— START Data segment —

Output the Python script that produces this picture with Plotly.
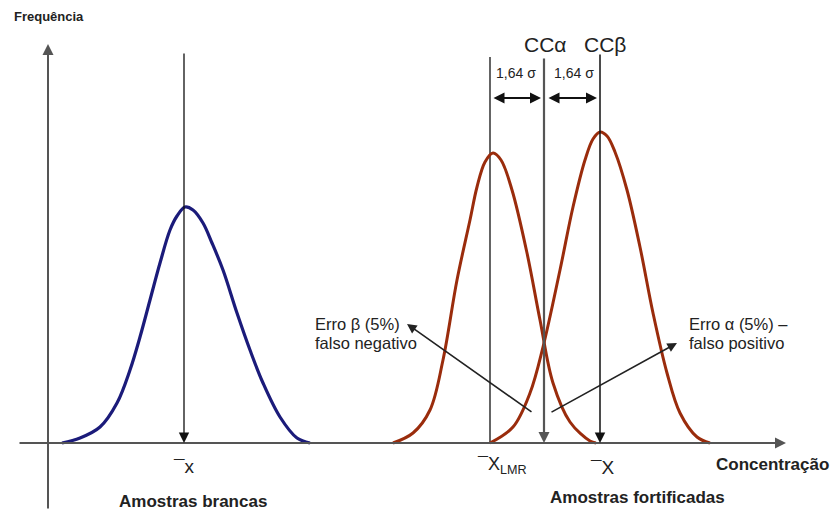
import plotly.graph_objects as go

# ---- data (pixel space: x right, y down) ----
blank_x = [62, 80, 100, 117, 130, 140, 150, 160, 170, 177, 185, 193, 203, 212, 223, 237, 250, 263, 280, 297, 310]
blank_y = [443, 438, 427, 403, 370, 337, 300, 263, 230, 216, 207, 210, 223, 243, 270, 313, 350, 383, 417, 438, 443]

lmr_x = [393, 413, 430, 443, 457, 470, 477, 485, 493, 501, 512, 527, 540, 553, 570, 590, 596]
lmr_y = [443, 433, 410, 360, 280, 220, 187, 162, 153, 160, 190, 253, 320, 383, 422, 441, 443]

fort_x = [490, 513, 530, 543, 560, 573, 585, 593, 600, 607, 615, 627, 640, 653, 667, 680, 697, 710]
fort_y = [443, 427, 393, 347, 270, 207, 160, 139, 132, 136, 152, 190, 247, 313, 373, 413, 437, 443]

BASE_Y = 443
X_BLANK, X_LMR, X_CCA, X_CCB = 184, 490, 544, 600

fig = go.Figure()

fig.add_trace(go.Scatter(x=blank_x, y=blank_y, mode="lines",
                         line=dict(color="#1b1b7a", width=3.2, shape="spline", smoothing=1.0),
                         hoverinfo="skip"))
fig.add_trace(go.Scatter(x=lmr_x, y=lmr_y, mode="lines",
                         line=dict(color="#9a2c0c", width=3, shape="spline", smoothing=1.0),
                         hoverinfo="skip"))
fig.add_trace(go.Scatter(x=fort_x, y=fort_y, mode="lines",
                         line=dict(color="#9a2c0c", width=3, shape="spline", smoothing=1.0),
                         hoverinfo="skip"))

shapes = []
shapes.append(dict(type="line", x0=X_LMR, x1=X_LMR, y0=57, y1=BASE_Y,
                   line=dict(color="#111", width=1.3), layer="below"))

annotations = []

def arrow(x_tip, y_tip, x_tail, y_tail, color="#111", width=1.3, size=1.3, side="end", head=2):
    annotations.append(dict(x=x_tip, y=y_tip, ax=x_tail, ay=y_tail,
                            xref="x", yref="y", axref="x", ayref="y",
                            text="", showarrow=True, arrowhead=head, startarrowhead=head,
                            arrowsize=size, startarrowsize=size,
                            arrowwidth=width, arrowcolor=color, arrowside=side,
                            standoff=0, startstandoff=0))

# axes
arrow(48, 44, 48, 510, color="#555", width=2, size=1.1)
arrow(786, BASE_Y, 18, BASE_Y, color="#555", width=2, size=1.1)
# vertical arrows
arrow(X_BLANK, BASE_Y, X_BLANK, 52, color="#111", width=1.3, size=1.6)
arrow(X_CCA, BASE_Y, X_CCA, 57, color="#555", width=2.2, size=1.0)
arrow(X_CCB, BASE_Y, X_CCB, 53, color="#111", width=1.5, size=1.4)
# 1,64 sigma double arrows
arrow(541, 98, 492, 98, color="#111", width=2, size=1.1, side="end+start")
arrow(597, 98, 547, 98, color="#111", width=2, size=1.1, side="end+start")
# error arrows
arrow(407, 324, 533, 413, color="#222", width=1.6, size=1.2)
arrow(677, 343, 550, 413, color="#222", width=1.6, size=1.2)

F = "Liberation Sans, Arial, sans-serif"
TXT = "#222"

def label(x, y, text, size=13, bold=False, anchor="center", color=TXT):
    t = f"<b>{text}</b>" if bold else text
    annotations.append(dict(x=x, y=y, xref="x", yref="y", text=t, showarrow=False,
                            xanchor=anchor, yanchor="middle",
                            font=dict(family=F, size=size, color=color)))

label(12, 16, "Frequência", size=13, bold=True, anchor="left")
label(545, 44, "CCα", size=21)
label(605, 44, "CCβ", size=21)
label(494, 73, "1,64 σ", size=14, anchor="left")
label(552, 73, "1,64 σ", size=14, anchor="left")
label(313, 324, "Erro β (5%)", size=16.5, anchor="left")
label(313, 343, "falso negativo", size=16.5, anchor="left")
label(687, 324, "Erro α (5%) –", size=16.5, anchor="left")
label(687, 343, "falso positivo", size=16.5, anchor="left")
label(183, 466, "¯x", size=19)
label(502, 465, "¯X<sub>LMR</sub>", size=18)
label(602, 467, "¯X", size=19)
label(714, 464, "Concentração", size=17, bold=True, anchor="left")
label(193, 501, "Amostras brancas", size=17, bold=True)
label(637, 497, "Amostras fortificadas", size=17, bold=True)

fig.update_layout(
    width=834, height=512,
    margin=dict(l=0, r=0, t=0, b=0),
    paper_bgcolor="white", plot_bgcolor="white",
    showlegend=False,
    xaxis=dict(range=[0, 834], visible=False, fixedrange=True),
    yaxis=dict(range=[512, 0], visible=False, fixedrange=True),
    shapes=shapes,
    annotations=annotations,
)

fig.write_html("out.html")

— END Data segment —

Brief:
The material above must be printed exactly, with its pictures left out.

The completed task:
Output the Python script that produces this picture with Plotly.
import plotly.graph_objects as go

# ---- data (pixel space: x right, y down) ----
blank_x = [62, 80, 100, 117, 130, 140, 150, 160, 170, 177, 185, 193, 203, 212, 223, 237, 250, 263, 280, 297, 310]
blank_y = [443, 438, 427, 403, 370, 337, 300, 263, 230, 216, 207, 210, 223, 243, 270, 313, 350, 383, 417, 438, 443]

lmr_x = [393, 413, 430, 443, 457, 470, 477, 485, 493, 501, 512, 527, 540, 553, 570, 590, 596]
lmr_y = [443, 433, 410, 360, 280, 220, 187, 162, 153, 160, 190, 253, 320, 383, 422, 441, 443]

fort_x = [490, 513, 530, 543, 560, 573, 585, 593, 600, 607, 615, 627, 640, 653, 667, 680, 697, 710]
fort_y = [443, 427, 393, 347, 270, 207, 160, 139, 132, 136, 152, 190, 247, 313, 373, 413, 437, 443]

BASE_Y = 443
X_BLANK, X_LMR, X_CCA, X_CCB = 184, 490, 544, 600

fig = go.Figure()

fig.add_trace(go.Scatter(x=blank_x, y=blank_y, mode="lines",
                         line=dict(color="#1b1b7a", width=3.2, shape="spline", smoothing=1.0),
                         hoverinfo="skip"))
fig.add_trace(go.Scatter(x=lmr_x, y=lmr_y, mode="lines",
                         line=dict(color="#9a2c0c", width=3, shape="spline", smoothing=1.0),
                         hoverinfo="skip"))
fig.add_trace(go.Scatter(x=fort_x, y=fort_y, mode="lines",
                         line=dict(color="#9a2c0c", width=3, shape="spline", smoothing=1.0),
                         hoverinfo="skip"))

shapes = []
shapes.append(dict(type="line", x0=X_LMR, x1=X_LMR, y0=57, y1=BASE_Y,
                   line=dict(color="#111", width=1.3), layer="below"))

annotations = []

def arrow(x_tip, y_tip, x_tail, y_tail, color="#111", width=1.3, size=1.3, side="end", head=2):
    annotations.append(dict(x=x_tip, y=y_tip, ax=x_tail, ay=y_tail,
                            xref="x", yref="y", axref="x", ayref="y",
                            text="", showarrow=True, arrowhead=head, startarrowhead=head,
                            arrowsize=size, startarrowsize=size,
                            arrowwidth=width, arrowcolor=color, arrowside=side,
                            standoff=0, startstandoff=0))

# axes
arrow(48, 44, 48, 510, color="#555", width=2, size=1.1)
arrow(786, BASE_Y, 18, BASE_Y, color="#555", width=2, size=1.1)
# vertical arrows
arrow(X_BLANK, BASE_Y, X_BLANK, 52, color="#111", width=1.3, size=1.6)
arrow(X_CCA, BASE_Y, X_CCA, 57, color="#555", width=2.2, size=1.0)
arrow(X_CCB, BASE_Y, X_CCB, 53, color="#111", width=1.5, size=1.4)
# 1,64 sigma double arrows
arrow(541, 98, 492, 98, color="#111", width=2, size=1.1, side="end+start")
arrow(597, 98, 547, 98, color="#111", width=2, size=1.1, side="end+start")
# error arrows
arrow(407, 324, 533, 413, color="#222", width=1.6, size=1.2)
arrow(677, 343, 550, 413, color="#222", width=1.6, size=1.2)

F = "Liberation Sans, Arial, sans-serif"
TXT = "#222"

def label(x, y, text, size=13, bold=False, anchor="center", color=TXT):
    t = f"<b>{text}</b>" if bold else text
    annotations.append(dict(x=x, y=y, xref="x", yref="y", text=t, showarrow=False,
                            xanchor=anchor, yanchor="middle",
                            font=dict(family=F, size=size, color=color)))

label(12, 16, "Frequência", size=13, bold=True, anchor="left")
label(545, 44, "CCα", size=21)
label(605, 44, "CCβ", size=21)
label(494, 73, "1,64 σ", size=14, anchor="left")
label(552, 73, "1,64 σ", size=14, anchor="left")
label(313, 324, "Erro β (5%)", size=16.5, anchor="left")
label(313, 343, "falso negativo", size=16.5, anchor="left")
label(687, 324, "Erro α (5%) –", size=16.5, anchor="left")
label(687, 343, "falso positivo", size=16.5, anchor="left")
label(183, 466, "¯x", size=19)
label(502, 465, "¯X<sub>LMR</sub>", size=18)
label(602, 467, "¯X", size=19)
label(714, 464, "Concentração", size=17, bold=True, anchor="left")
label(193, 501, "Amostras brancas", size=17, bold=True)
label(637, 497, "Amostras fortificadas", size=17, bold=True)

fig.update_layout(
    width=834, height=512,
    margin=dict(l=0, r=0, t=0, b=0),
    paper_bgcolor="white", plot_bgcolor="white",
    showlegend=False,
    xaxis=dict(range=[0, 834], visible=False, fixedrange=True),
    yaxis=dict(range=[512, 0], visible=False, fixedrange=True),
    shapes=shapes,
    annotations=annotations,
)

fig.write_html("out.html")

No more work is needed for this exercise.